Once the rifts had opened and the Mid Atlantic Ridge began to settle, it continued subsiding for millions of years. Until, at the onset of the Mammal Era, the Atlantic Ocean was actually deeper than it is today. The Mid-Atlantic Ridge is now slowly rising.

When land first appeared in the middle of the Sunlit Ocean, it was not just one small island that slowly emerged to dry in the sun, and become out of bounds to the aqua flora and fauna that abounded in the surrounding waters. Thousands of square miles, many thousands of square kilometers of the ocean floor, that had bathed in the penetrating rays of the Sun for an eon, and was teeming with aqua life, rose slowly to meet the placid surface of the Sunny Hemisphere.
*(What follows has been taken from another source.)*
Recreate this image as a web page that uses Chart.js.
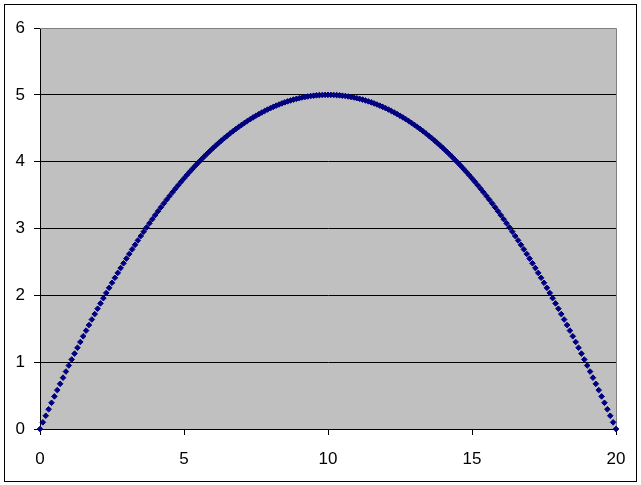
<!DOCTYPE html>
<html>
<head>
<meta charset="utf-8">
<script src="https://cdn.jsdelivr.net/npm/chart.js@4"></script>
<style>
  html, body { margin: 0; padding: 0; background: #fff; }
  #wrap { width: 641px; height: 485px; }
</style>
</head>
<body>
<div id="wrap"><canvas id="chart" width="641" height="485"></canvas></div>
<script>
// x values (one marker every 0.1)
const xValues = [
  0, 0.1, 0.2, 0.3, 0.4, 0.5, 0.6, 0.7, 0.8, 0.9,
  1, 1.1, 1.2, 1.3, 1.4, 1.5, 1.6, 1.7, 1.8, 1.9,
  2, 2.1, 2.2, 2.3, 2.4, 2.5, 2.6, 2.7, 2.8, 2.9,
  3, 3.1, 3.2, 3.3, 3.4, 3.5, 3.6, 3.7, 3.8, 3.9,
  4, 4.1, 4.2, 4.3, 4.4, 4.5, 4.6, 4.7, 4.8, 4.9,
  5, 5.1, 5.2, 5.3, 5.4, 5.5, 5.6, 5.7, 5.8, 5.9,
  6, 6.1, 6.2, 6.3, 6.4, 6.5, 6.6, 6.7, 6.8, 6.9,
  7, 7.1, 7.2, 7.3, 7.4, 7.5, 7.6, 7.7, 7.8, 7.9,
  8, 8.1, 8.2, 8.3, 8.4, 8.5, 8.6, 8.7, 8.8, 8.9,
  9, 9.1, 9.2, 9.3, 9.4, 9.5, 9.6, 9.7, 9.8, 9.9,
  10, 10.1, 10.2, 10.3, 10.4, 10.5, 10.6, 10.7, 10.8, 10.9,
  11, 11.1, 11.2, 11.3, 11.4, 11.5, 11.6, 11.7, 11.8, 11.9,
  12, 12.1, 12.2, 12.3, 12.4, 12.5, 12.6, 12.7, 12.8, 12.9,
  13, 13.1, 13.2, 13.3, 13.4, 13.5, 13.6, 13.7, 13.8, 13.9,
  14, 14.1, 14.2, 14.3, 14.4, 14.5, 14.6, 14.7, 14.8, 14.9,
  15, 15.1, 15.2, 15.3, 15.4, 15.5, 15.6, 15.7, 15.8, 15.9,
  16, 16.1, 16.2, 16.3, 16.4, 16.5, 16.6, 16.7, 16.8, 16.9,
  17, 17.1, 17.2, 17.3, 17.4, 17.5, 17.6, 17.7, 17.8, 17.9,
  18, 18.1, 18.2, 18.3, 18.4, 18.5, 18.6, 18.7, 18.8, 18.9,
  19, 19.1, 19.2, 19.3, 19.4, 19.5, 19.6, 19.7, 19.8, 19.9,
  20
];

const yValues = [
  0, 0.0995, 0.198, 0.2955, 0.392, 0.4875, 0.582, 0.6755, 0.768, 0.8595,
  0.95, 1.0395, 1.128, 1.2155, 1.302, 1.3875, 1.472, 1.5555, 1.638, 1.7195,
  1.8, 1.8795, 1.958, 2.0355, 2.112, 2.1875, 2.262, 2.3355, 2.408, 2.4795,
  2.55, 2.6195, 2.688, 2.7555, 2.822, 2.8875, 2.952, 3.0155, 3.078, 3.1395,
  3.2, 3.2595, 3.318, 3.3755, 3.432, 3.4875, 3.542, 3.5955, 3.648, 3.6995,
  3.75, 3.7995, 3.848, 3.8955, 3.942, 3.9875, 4.032, 4.0755, 4.118, 4.1595,
  4.2, 4.2395, 4.278, 4.3155, 4.352, 4.3875, 4.422, 4.4555, 4.488, 4.5195,
  4.55, 4.5795, 4.608, 4.6355, 4.662, 4.6875, 4.712, 4.7355, 4.758, 4.7795,
  4.8, 4.8195, 4.838, 4.8555, 4.872, 4.8875, 4.902, 4.9155, 4.928, 4.9395,
  4.95, 4.9595, 4.968, 4.9755, 4.982, 4.9875, 4.992, 4.9955, 4.998, 4.9995,
  5,
  4.9995, 4.998, 4.9955, 4.992, 4.9875, 4.982, 4.9755, 4.968, 4.9595, 4.95,
  4.9395, 4.928, 4.9155, 4.902, 4.8875, 4.872, 4.8555, 4.838, 4.8195, 4.8,
  4.7795, 4.758, 4.7355, 4.712, 4.6875, 4.662, 4.6355, 4.608, 4.5795, 4.55,
  4.5195, 4.488, 4.4555, 4.422, 4.3875, 4.352, 4.3155, 4.278, 4.2395, 4.2,
  4.1595, 4.118, 4.0755, 4.032, 3.9875, 3.942, 3.8955, 3.848, 3.7995, 3.75,
  3.6995, 3.648, 3.5955, 3.542, 3.4875, 3.432, 3.3755, 3.318, 3.2595, 3.2,
  3.1395, 3.078, 3.0155, 2.952, 2.8875, 2.822, 2.7555, 2.688, 2.6195, 2.55,
  2.4795, 2.408, 2.3355, 2.262, 2.1875, 2.112, 2.0355, 1.958, 1.8795, 1.8,
  1.7195, 1.638, 1.5555, 1.472, 1.3875, 1.302, 1.2155, 1.128, 1.0395, 0.95,
  0.8595, 0.768, 0.6755, 0.582, 0.4875, 0.392, 0.2955, 0.198, 0.0995, 0
];

const xTicks = [0, 5, 10, 15, 20];
const yTicks = [0, 1, 2, 3, 4, 5, 6];

const points = xValues.map((x, i) => ({ x: x, y: yValues[i] }));

// grey plot area, grey top/right frame and the outer chart border
const excelLook = {
  id: "excelLook",
  beforeDraw(chart) {
    const ctx = chart.ctx;
    const a = chart.chartArea;
    ctx.save();
    ctx.fillStyle = "#ffffff";
    ctx.fillRect(0, 0, chart.width, chart.height);
    ctx.fillStyle = "#c0c0c0";
    ctx.fillRect(a.left, a.top, a.right - a.left, a.bottom - a.top);
    ctx.strokeStyle = "#000000";
    ctx.lineWidth = 1;
    ctx.strokeRect(4.5, 4.5, 632, 477);
    ctx.restore();
  },
  beforeDatasetsDraw(chart) {
    const ctx = chart.ctx;
    const a = chart.chartArea;
    ctx.save();
    ctx.strokeStyle = "#808080";
    ctx.lineWidth = 1;
    ctx.beginPath();
    ctx.moveTo(a.left, Math.round(a.top) + 0.5);
    ctx.lineTo(Math.round(a.right) + 0.5, Math.round(a.top) + 0.5);
    ctx.lineTo(Math.round(a.right) + 0.5, a.bottom);
    ctx.stroke();
    ctx.restore();
  }
};

const font = { family: "'Liberation Sans', Arial, sans-serif", size: 17 };

new Chart(document.getElementById("chart").getContext("2d"), {
  type: "scatter",
  data: {
    datasets: [{
      data: points,
      showLine: false,
      pointStyle: "rectRot",
      pointRadius: 2.8,
      pointBorderWidth: 1,
      pointBackgroundColor: "#000080",
      pointBorderColor: "#000080",
      clip: false
    }]
  },
  options: {
    responsive: false,
    animation: false,
    layout: { padding: { left: 0, top: 28, right: 25, bottom: 0 } },
    plugins: {
      legend: { display: false },
      tooltip: { enabled: false }
    },
    scales: {
      x: {
        type: "linear",
        min: 0,
        max: 20,
        afterBuildTicks: (scale) => { scale.ticks = xTicks.map(v => ({ value: v })); },
        afterFit: (scale) => { scale.height = 56; },
        grid: { drawOnChartArea: false, tickLength: 6, tickColor: "#000000" },
        border: { color: "#000000", width: 1 },
        ticks: { color: "#000000", font: font, padding: 14, maxRotation: 0 }
      },
      y: {
        type: "linear",
        min: 0,
        max: 6,
        afterBuildTicks: (scale) => { scale.ticks = yTicks.map(v => ({ value: v })); },
        afterFit: (scale) => { scale.width = 40; },
        grid: {
          color: (c) => (c.tick && c.tick.value === 6 ? "#808080" : "#000000"),
          tickLength: 6,
          tickColor: "#000000"
        },
        border: { color: "#000000", width: 1 },
        ticks: { color: "#000000", font: font, padding: 9 }
      }
    }
  },
  plugins: [excelLook]
});
</script>
</body>
</html>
Eventually plants grew up through the shallow water to reach the surface of the Sunny Hemisphere and adapted to absorb sunlit directly. Those first surface plants had many advantages over their ancestor’s strictly aqua existence. One of the greatest was they could fan out to shade the water and smother their competition.
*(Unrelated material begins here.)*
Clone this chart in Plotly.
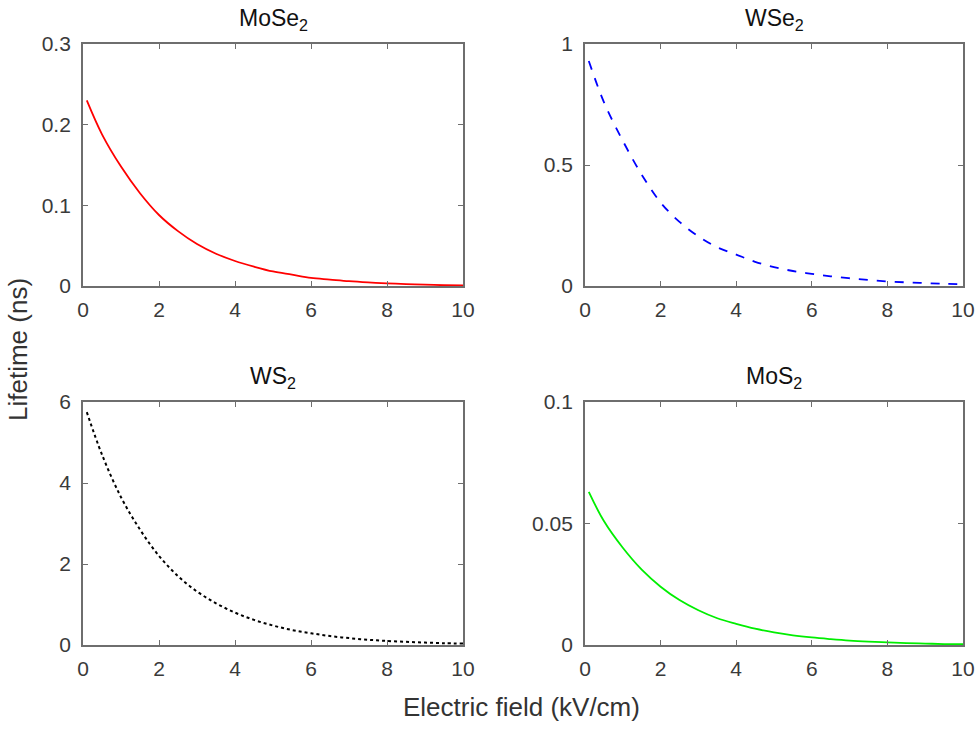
import plotly.graph_objects as go

field = [0.1, 0.5, 1, 1.5, 2, 2.5, 3, 3.5, 4, 4.5, 5, 5.5, 6, 6.5, 7, 7.5, 8, 8.5, 9, 9.5, 10]
mose2 = [0.230, 0.188, 0.148, 0.115, 0.088, 0.068, 0.052, 0.040, 0.031, 0.024, 0.018,
         0.014, 0.010, 0.008, 0.006, 0.0045, 0.0033, 0.0024, 0.0016, 0.0010, 0.0006]
wse2 = [0.93, 0.76, 0.60, 0.46, 0.345, 0.265, 0.205, 0.160, 0.130, 0.100, 0.078,
        0.062, 0.050, 0.040, 0.032, 0.025, 0.019, 0.015, 0.012, 0.009, 0.007]
ws2 = [5.75, 4.70, 3.65, 2.85, 2.20, 1.70, 1.32, 1.03, 0.80, 0.62, 0.48,
       0.37, 0.29, 0.22, 0.17, 0.13, 0.10, 0.08, 0.06, 0.045, 0.035]
mos2 = [0.063, 0.051, 0.040, 0.031, 0.024, 0.0185, 0.0143, 0.011, 0.0087, 0.0067, 0.0052,
        0.0040, 0.0031, 0.0024, 0.0018, 0.0014, 0.0011, 0.0008, 0.0006, 0.0004, 0.0003]

titles = ["MoSe<sub>2</sub>", "WSe<sub>2</sub>", "WS<sub>2</sub>", "MoS<sub>2</sub>"]
x_ticks = [0, 2, 4, 6, 8, 10]
y_ranges = [[0, 0.3], [0, 1], [0, 6], [0, 0.1]]
y_ticks = [[0, 0.1, 0.2, 0.3], [0, 0.5, 1], [0, 2, 4, 6], [0, 0.05, 0.1]]
y_ticktext = [["0", "0.1", "0.2", "0.3"], ["0", "0.5", "1"], ["0", "2", "4", "6"], ["0", "0.05", "0.1"]]

W, H = 979, 729
xdoms = [[83 / W, 463 / W], [585 / W, 963 / W]]
ydoms = [[1 - 286 / H, 1 - 44 / H], [1 - 645 / H, 1 - 402 / H]]

series = [mose2, wse2, ws2, mos2]
styles = [dict(color="#ff0000", width=1.8, dash="solid"),
          dict(color="#0000ff", width=1.8, dash="dash"),
          dict(color="#000000", width=2.0, dash="dot"),
          dict(color="#00ee00", width=1.8, dash="solid")]

fig = go.Figure()
font_fam = "Liberation Sans, Arial, sans-serif"
axis_color = "#6e6e6e"
tick_font = dict(size=21, color="#3a3a3a", family=font_fam)

for i in range(4):
    r, c = divmod(i, 2)
    xa = "x" if i == 0 else f"x{i+1}"
    ya = "y" if i == 0 else f"y{i+1}"
    fig.add_trace(go.Scatter(x=field, y=series[i], mode="lines", line=dict(shape="spline", **styles[i]),
                             xaxis=xa, yaxis=ya, showlegend=False))
    xkey = "xaxis" if i == 0 else f"xaxis{i+1}"
    ykey = "yaxis" if i == 0 else f"yaxis{i+1}"
    fig.layout[xkey] = dict(domain=xdoms[c], anchor=ya, range=[0, 10], tickvals=x_ticks,
                            ticks="inside", ticklen=5, tickcolor=axis_color, mirror="allticks",
                            showline=True, linecolor=axis_color, linewidth=1.8, showgrid=False,
                            zeroline=False, tickfont=tick_font, ticklabelstandoff=4,
                            automargin=False)
    fig.layout[ykey] = dict(domain=ydoms[r], anchor=xa, range=y_ranges[i], tickvals=y_ticks[i],
                            ticktext=y_ticktext[i],
                            ticks="inside", ticklen=5, tickcolor=axis_color, mirror="allticks",
                            showline=True, linecolor=axis_color, linewidth=1.8, showgrid=False,
                            zeroline=False, tickfont=tick_font, ticklabelstandoff=6,
                            automargin=False)
    fig.add_annotation(text=titles[i], x=(xdoms[c][0] + xdoms[c][1]) / 2, y=ydoms[r][1],
                       xref="paper", yref="paper", xanchor="center", yanchor="bottom", yshift=8,
                       showarrow=False, font=dict(size=23, color="#111111", family=font_fam))

fig.add_annotation(text="Lifetime (ns)", x=18 / W, y=1 - 350 / H, xref="paper", yref="paper",
                   textangle=-90, showarrow=False, xanchor="center", yanchor="middle",
                   font=dict(size=26, color="#333333", family=font_fam))
fig.add_annotation(text="Electric field (kV/cm)", x=521 / W, y=1 - 707 / H, xref="paper", yref="paper",
                   showarrow=False, xanchor="center", yanchor="middle",
                   font=dict(size=26, color="#333333", family=font_fam))

fig.update_layout(width=W, height=H, margin=dict(l=0, r=0, t=0, b=0, autoexpand=False),
                  plot_bgcolor="white", paper_bgcolor="white")
fig.write_html("out.html")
But, evolution is a story of one-upmanship and soon the other plants that survived, just rose above the water, where there was an unlimited supply of sunlight. Once hardy plants were growing above the water, it was just one small evolutionary step, to step out onto dry ground. Of course many of the plants that had evolved in those shallow sunlit waters survived by moving into deeper water around the perimeter of the emerging land and lived on to eventually spread worldwide.

Animals found life, in the shallow water, on this emerging “Alphaland,” becoming more and more confining. Not only, was the water level falling, as the plants grew thicker, but the plant stems were steadily growing larger and stiffer. And when it rained hard, the water moved from the center of the emerging continent flowing centrifugally toward the perimeter and deeper water. This new moving water had properties foreign to the waters of the Sunny Hemisphere, and stirred up silt and debris, muddied the water, and made it hard for animals that had evolved in placid waters to see and breath.

Great trails and tribulations appear to be the mother and father of evolution.